**Problem to solve:** From the listing below, extract each line containing the string "this".

○ ○ ○ ○ ○

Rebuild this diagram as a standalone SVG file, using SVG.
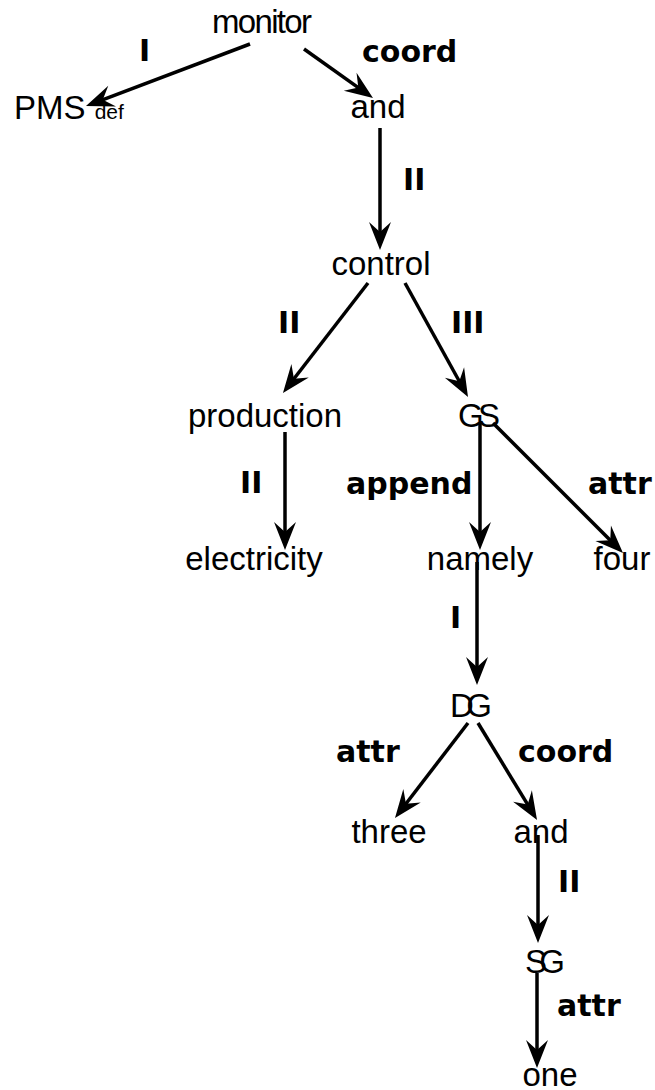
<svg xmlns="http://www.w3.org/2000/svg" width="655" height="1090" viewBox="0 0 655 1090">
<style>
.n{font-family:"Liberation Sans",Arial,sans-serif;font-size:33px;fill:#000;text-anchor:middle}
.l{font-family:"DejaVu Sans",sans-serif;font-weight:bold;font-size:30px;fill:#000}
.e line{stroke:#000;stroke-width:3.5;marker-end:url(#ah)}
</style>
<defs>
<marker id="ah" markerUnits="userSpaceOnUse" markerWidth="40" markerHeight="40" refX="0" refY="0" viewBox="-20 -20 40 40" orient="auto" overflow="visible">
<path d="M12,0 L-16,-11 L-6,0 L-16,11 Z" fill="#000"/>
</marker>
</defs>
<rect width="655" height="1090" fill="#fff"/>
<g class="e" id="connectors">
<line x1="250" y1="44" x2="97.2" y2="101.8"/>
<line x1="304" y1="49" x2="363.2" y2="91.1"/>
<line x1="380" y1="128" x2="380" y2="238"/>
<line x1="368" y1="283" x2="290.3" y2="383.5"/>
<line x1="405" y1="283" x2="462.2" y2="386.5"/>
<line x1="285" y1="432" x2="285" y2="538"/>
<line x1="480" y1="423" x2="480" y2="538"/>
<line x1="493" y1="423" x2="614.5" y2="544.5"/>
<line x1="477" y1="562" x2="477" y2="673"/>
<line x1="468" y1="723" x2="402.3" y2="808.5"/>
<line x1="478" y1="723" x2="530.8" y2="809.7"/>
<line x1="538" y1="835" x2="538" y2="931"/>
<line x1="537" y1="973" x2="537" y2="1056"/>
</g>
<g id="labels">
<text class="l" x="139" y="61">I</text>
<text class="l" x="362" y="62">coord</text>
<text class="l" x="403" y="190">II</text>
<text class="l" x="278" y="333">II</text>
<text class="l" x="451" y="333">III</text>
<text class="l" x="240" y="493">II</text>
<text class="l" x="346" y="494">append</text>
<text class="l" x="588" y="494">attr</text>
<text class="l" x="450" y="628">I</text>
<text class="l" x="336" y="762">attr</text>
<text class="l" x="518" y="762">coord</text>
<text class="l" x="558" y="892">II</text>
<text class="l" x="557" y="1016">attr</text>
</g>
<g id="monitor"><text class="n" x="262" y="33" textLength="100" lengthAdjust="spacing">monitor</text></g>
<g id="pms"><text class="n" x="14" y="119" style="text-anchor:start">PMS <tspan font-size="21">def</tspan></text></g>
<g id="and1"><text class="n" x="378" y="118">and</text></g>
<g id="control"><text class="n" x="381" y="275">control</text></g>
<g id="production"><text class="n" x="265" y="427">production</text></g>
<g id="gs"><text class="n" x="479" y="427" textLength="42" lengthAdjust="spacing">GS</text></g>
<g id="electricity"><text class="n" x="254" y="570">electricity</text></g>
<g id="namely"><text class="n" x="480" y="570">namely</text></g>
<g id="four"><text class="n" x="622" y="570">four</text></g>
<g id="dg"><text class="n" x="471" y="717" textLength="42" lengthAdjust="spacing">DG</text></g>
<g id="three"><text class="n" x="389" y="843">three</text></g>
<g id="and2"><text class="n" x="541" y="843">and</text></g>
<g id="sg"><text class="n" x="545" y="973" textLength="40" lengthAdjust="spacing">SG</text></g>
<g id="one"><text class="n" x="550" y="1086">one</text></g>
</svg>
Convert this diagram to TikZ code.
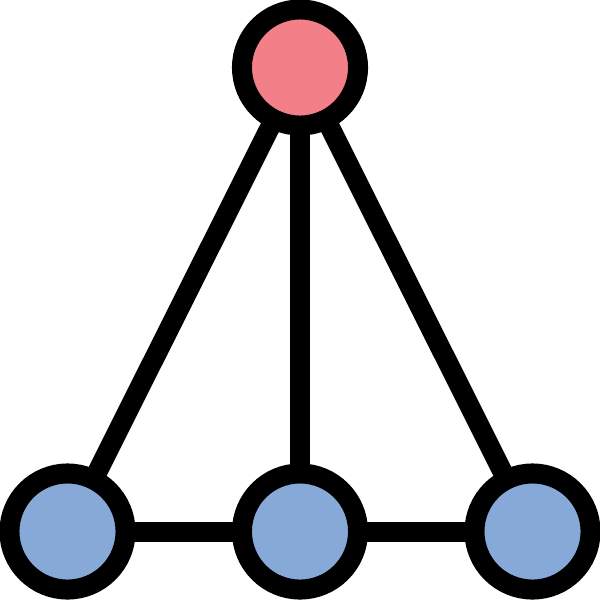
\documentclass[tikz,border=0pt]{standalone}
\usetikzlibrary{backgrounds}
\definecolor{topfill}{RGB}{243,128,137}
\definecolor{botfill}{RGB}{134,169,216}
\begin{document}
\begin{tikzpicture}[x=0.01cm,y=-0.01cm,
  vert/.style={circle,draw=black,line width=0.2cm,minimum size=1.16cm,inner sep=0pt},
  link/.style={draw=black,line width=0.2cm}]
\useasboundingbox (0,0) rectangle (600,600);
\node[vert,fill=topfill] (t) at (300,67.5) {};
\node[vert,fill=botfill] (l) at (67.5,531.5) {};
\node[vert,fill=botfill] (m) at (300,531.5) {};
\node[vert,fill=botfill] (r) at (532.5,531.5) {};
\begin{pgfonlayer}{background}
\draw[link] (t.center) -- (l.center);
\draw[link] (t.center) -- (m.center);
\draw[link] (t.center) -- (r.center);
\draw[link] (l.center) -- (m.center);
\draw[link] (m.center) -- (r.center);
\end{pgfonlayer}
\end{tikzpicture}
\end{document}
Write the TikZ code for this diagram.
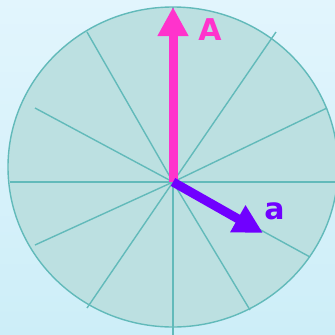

○ ○ ○ ○ ○

**Result:**
Rebuild this diagram as a standalone SVG file, using SVG.
Convert this diagram to TikZ code.
Write the TikZ code for this diagram.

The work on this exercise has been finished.